## Required task:
Everything from the line with "Emit a component" down to the line with "const profitability = [13.5, 10.1, 0.4, 28.0, 20.0]" below must be printed exactly, those two lines included. Exclude pictures.

## Input data:
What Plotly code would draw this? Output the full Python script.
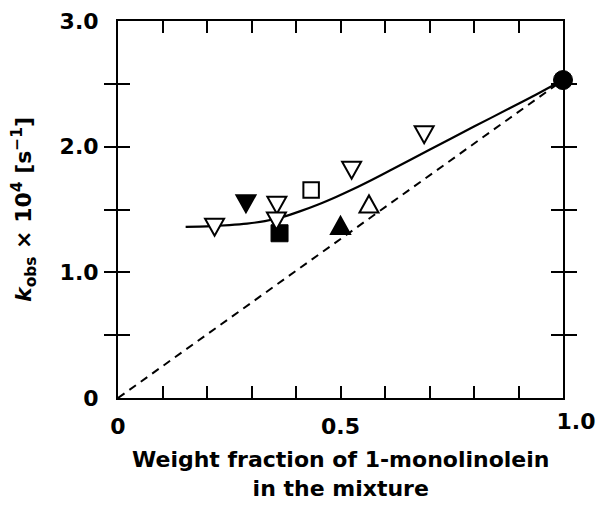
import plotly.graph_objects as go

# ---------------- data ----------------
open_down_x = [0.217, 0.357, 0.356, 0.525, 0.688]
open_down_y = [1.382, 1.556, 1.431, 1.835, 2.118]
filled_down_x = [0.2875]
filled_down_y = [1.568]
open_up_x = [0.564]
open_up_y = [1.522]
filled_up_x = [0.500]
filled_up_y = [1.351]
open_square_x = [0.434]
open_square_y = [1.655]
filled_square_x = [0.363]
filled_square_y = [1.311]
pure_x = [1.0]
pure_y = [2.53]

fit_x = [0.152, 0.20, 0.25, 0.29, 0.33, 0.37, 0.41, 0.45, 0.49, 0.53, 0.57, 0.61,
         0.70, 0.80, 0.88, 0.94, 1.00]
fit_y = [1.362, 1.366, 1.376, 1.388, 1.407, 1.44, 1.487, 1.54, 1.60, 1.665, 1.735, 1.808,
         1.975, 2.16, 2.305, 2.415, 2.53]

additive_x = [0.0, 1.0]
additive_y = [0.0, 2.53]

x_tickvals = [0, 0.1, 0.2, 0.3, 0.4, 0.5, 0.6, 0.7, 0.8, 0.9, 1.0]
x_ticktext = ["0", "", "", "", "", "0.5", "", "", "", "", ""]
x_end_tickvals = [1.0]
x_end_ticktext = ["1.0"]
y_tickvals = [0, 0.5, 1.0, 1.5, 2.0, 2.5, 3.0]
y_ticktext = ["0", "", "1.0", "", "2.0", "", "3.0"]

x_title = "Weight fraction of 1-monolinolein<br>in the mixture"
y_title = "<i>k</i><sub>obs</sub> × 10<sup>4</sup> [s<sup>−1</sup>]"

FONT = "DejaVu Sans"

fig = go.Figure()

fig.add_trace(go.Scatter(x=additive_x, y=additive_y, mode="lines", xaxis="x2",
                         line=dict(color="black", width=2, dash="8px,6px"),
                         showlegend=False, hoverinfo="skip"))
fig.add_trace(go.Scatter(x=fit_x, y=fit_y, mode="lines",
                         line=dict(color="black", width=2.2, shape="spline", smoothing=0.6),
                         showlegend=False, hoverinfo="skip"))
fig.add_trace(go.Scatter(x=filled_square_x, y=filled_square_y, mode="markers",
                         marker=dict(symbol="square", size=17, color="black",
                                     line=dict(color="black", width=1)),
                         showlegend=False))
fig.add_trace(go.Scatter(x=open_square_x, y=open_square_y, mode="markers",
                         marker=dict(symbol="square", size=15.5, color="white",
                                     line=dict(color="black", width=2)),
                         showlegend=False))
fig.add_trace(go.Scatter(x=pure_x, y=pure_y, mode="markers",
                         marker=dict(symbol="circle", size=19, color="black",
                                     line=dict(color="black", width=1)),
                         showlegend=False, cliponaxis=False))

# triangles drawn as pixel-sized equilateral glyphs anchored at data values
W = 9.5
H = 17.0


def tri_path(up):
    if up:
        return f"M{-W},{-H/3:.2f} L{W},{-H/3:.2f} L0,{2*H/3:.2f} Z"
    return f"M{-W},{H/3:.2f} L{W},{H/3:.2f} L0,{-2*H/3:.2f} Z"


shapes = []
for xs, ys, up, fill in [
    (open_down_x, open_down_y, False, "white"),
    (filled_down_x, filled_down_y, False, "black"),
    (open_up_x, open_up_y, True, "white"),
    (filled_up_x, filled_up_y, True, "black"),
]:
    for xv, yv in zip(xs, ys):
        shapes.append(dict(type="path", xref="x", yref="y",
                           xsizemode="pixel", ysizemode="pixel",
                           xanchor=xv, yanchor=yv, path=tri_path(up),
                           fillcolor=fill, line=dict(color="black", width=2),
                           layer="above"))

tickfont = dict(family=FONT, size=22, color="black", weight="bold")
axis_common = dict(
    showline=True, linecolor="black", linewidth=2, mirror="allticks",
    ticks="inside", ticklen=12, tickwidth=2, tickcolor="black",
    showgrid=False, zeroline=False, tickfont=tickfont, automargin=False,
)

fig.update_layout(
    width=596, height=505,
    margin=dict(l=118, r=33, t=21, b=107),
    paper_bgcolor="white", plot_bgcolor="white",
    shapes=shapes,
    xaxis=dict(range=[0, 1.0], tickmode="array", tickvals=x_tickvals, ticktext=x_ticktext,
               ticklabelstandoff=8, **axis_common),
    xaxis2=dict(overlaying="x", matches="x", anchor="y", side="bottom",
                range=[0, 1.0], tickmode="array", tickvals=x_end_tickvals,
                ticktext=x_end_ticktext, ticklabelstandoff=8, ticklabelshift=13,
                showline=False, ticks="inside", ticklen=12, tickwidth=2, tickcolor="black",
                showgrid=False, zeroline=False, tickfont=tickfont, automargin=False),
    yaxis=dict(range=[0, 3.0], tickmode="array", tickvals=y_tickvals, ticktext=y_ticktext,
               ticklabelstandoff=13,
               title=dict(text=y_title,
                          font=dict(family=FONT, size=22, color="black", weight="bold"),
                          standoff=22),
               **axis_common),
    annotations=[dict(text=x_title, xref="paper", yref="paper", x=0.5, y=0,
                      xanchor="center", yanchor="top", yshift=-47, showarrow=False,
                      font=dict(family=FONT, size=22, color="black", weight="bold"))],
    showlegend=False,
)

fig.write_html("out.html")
---
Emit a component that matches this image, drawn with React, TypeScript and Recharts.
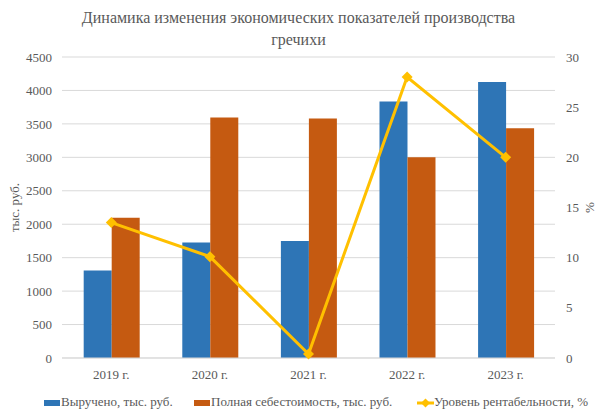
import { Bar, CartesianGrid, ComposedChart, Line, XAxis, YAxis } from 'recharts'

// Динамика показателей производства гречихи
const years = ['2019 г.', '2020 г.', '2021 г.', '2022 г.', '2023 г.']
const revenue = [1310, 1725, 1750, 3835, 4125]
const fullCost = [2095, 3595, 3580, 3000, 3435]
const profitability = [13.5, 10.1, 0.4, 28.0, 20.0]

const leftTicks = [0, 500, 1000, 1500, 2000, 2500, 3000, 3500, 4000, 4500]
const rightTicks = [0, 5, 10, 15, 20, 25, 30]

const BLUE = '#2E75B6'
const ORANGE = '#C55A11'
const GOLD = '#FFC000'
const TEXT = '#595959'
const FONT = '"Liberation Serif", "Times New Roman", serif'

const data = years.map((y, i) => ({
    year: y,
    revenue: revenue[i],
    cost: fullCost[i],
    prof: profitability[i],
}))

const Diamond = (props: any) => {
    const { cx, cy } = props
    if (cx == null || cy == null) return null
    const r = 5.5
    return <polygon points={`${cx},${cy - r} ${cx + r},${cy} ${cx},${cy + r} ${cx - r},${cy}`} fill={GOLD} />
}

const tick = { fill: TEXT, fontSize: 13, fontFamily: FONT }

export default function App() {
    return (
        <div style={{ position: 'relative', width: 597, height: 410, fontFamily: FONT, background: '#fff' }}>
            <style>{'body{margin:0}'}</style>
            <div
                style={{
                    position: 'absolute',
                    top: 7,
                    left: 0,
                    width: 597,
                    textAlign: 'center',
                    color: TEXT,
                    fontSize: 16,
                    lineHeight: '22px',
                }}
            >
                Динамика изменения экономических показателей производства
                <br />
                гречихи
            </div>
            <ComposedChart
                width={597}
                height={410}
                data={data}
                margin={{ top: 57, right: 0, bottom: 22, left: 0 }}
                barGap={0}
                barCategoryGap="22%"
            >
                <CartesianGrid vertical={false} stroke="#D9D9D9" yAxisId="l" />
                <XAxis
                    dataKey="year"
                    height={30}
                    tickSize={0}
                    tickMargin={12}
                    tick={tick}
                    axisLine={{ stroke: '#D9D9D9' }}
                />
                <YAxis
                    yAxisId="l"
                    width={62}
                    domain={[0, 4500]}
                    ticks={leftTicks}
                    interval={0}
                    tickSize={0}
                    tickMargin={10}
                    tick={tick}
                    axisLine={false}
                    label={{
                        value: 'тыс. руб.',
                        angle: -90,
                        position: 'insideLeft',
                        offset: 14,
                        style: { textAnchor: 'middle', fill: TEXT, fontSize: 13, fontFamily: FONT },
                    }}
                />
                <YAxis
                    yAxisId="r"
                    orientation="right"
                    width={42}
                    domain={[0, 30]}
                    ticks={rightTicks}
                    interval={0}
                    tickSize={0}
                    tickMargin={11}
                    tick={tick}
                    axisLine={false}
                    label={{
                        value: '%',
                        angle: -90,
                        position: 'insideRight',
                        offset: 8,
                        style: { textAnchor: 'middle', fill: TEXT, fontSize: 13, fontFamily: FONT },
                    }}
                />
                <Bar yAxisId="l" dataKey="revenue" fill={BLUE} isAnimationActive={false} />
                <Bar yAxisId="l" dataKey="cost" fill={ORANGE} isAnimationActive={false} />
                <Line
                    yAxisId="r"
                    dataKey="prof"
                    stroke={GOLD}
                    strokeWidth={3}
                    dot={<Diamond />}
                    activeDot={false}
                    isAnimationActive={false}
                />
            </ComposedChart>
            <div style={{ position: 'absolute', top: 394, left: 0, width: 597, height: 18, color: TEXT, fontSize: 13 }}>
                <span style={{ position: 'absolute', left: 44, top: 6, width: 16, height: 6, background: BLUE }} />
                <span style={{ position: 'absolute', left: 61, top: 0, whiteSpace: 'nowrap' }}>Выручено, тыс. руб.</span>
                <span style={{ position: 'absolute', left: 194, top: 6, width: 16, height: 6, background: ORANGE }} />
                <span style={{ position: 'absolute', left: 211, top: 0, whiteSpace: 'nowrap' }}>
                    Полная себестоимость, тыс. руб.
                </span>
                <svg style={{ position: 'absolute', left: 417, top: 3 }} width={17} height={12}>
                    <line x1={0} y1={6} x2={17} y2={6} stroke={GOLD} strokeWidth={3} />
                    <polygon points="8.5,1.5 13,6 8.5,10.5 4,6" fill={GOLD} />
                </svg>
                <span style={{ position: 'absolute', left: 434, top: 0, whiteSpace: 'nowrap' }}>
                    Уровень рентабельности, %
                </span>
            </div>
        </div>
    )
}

## Correct output:
Emit a component that matches this image, drawn with React, TypeScript and Recharts.
import { Bar, CartesianGrid, ComposedChart, Line, XAxis, YAxis } from 'recharts'

// Динамика показателей производства гречихи
const years = ['2019 г.', '2020 г.', '2021 г.', '2022 г.', '2023 г.']
const revenue = [1310, 1725, 1750, 3835, 4125]
const fullCost = [2095, 3595, 3580, 3000, 3435]
const profitability = [13.5, 10.1, 0.4, 28.0, 20.0]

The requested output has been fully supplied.